MSE 298 Seminar: Understanding the Role of Defects for Tuning Optical and Thermal Properties of Oxides

McDonnell Douglas Engineering Auditorium (MDEA)
Javier E. Garay, Ph.D.

Professor 
Associate Dean for Research 
Department of Mechanical and Aerospace Engineering 
UC San Diego

Abstract: Defects are well known to drastically affect the thermal and optical properties of materials. For example, point defects (vacancies and impurities) and grain boundaries can scatter phonons causing potentially detrimental reduction of thermal conductivity. Recently we have also shown that substitutional dopants can alter the phonon spectra even at low concentrations. However, defects are crucial for many light emission applications. Thus, their concentrations and length scales must be carefully considered. I will pressnt our ongoing work aimed at understanding the role of point defects and grain boundaries on the thermal conductivity, optical absorption and luminesce in oxides systems. We will also discuss a recently developed ceramic laser welding procedure. It relies on focusing light on interfaces to ensure an optical interaction volume to stimulate linear/nonlinear absorption processes causing localized melting rather than ablation. The key is the interplay between linear and nonlinear optical properties and laser energy-material coupling. We show that tuning of the grain sizes and defect concentrations is important for successful laser joining.

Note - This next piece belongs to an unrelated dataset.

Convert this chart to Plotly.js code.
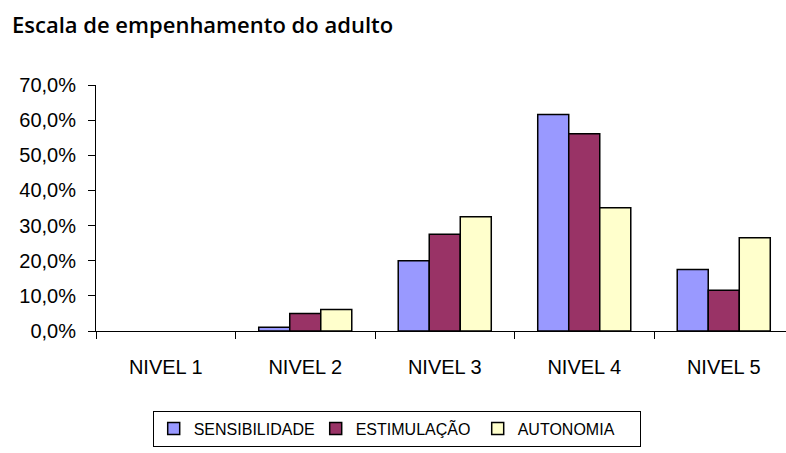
<!DOCTYPE html>
<html>
<head>
<meta charset="utf-8">
<script src="https://cdn.plot.ly/plotly-3.0.1.min.js"></script>
<style>html,body{margin:0;padding:0;background:#fff;}#chart{width:786px;height:453px;}</style>
</head>
<body>
<div id="chart"></div>
<script>
const categories = ["NIVEL 1", "NIVEL 2", "NIVEL 3", "NIVEL 4", "NIVEL 5"];
const seriesNames = ["SENSIBILIDADE", "ESTIMULAÇÃO", "AUTONOMIA"];
// NIVEL 1 has no bar drawn in the reference (no value)
const sensibilidade = [null, 1.1, 20.0, 61.6, 17.5];
const estimulacao = [null, 5.0, 27.5, 56.1, 11.6];
const autonomia = [null, 6.1, 32.5, 35.1, 26.5];
const seriesColors = ["#9999FF", "#993366", "#FFFFCC"];
const yTickVals = [0, 10, 20, 30, 40, 50, 60, 70];
const yTickText = ["0,0%", "10,0%", "20,0%", "30,0%", "40,0%", "50,0%", "60,0%", "70,0%"];

const values = [sensibilidade, estimulacao, autonomia];
const traces = values.map((v, i) => ({
  type: "bar",
  name: seriesNames[i],
  x: categories,
  y: v,
  marker: {color: seriesColors[i], line: {color: "#000000", width: 1.5}},
  hoverinfo: "x+y+name"
}));

const W = 786, H = 453;
const plotL = 96, plotR = 786, plotT = 85.3, plotB = 331.3;
const catW = 139.5;
const xMax = -0.5 + (plotR - plotL) / catW;
const pw = plotR - plotL, ph = plotB - plotT;

const layout = {
  width: W, height: H,
  margin: {l: plotL, r: W - plotR, t: plotT, b: H - plotB, pad: 0},
  paper_bgcolor: "#ffffff",
  plot_bgcolor: "#ffffff",
  font: {family: "Liberation Sans, Arial, sans-serif", color: "#000000", size: 18},
  title: {
    text: "Escala de empenhamento do adulto",
    font: {family: "Open Sans, sans-serif", size: 22, weight: 600, color: "#000000"},
    xref: "container", yref: "container",
    x: 12 / W, xanchor: "left",
    y: 1 - 25 / H, yanchor: "middle"
  },
  barmode: "group",
  bargap: 0.333,
  bargroupgap: 0,
  xaxis: {
    type: "category",
    range: [-0.5, xMax],
    showline: true, linecolor: "#000000", linewidth: 1,
    ticks: "outside", ticklen: 7, tickcolor: "#000000", tickwidth: 1,
    tickson: "boundaries",
    ticklabelstandoff: 18,
    showgrid: false, zeroline: false,
    tickfont: {family: "Liberation Sans, Arial, sans-serif", size: 20, color: "#000000"},
    automargin: false
  },
  yaxis: {
    range: [0, 70],
    tickvals: yTickVals, ticktext: yTickText,
    showline: true, linecolor: "#000000", linewidth: 1,
    ticks: "outside", ticklen: 7, tickcolor: "#000000", tickwidth: 1,
    ticklabelstandoff: 8,
    showgrid: false, zeroline: false,
    tickfont: {family: "Liberation Sans, Arial, sans-serif", size: 20, color: "#000000"},
    automargin: false
  },
  showlegend: true,
  legend: {
    orientation: "h",
    x: (152.7 - plotL) / pw, xanchor: "left",
    y: (plotB - 411) / ph, yanchor: "top",
    bordercolor: "#000000", borderwidth: 1,
    bgcolor: "#ffffff",
    font: {family: "Liberation Sans, Arial, sans-serif", size: 16, color: "#000000"},
    entrywidth: 117, entrywidthmode: "pixels",
    traceorder: "normal"
  }
};

Plotly.newPlot("chart", traces, layout, {displayModeBar: false, staticPlot: true});
</script>
</body>
</html>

Bio: Garay is a professor in the department of mechanical and aerospace engineering and the materials science and engineering program at the Jacobs School of Engineering at UC San Diego. He is also the associate dean for research in the Jacobs School. He received his B.S. in mechanical engineering and his M.S. and Ph.D. in materials science and engineering from UC Davis. His research focuses on materials processing, property measurements and the integration of materials in devices. The application spaces are in optical devices, magnetic devices and thermal energy storage/management. He is also particularly interested in understanding the role of the length scale of nano-/micro-structural features on light, heat and magnetism. Garay is on the editorial advisory board for applied physics letters and is a deputy editor for AIP Advances.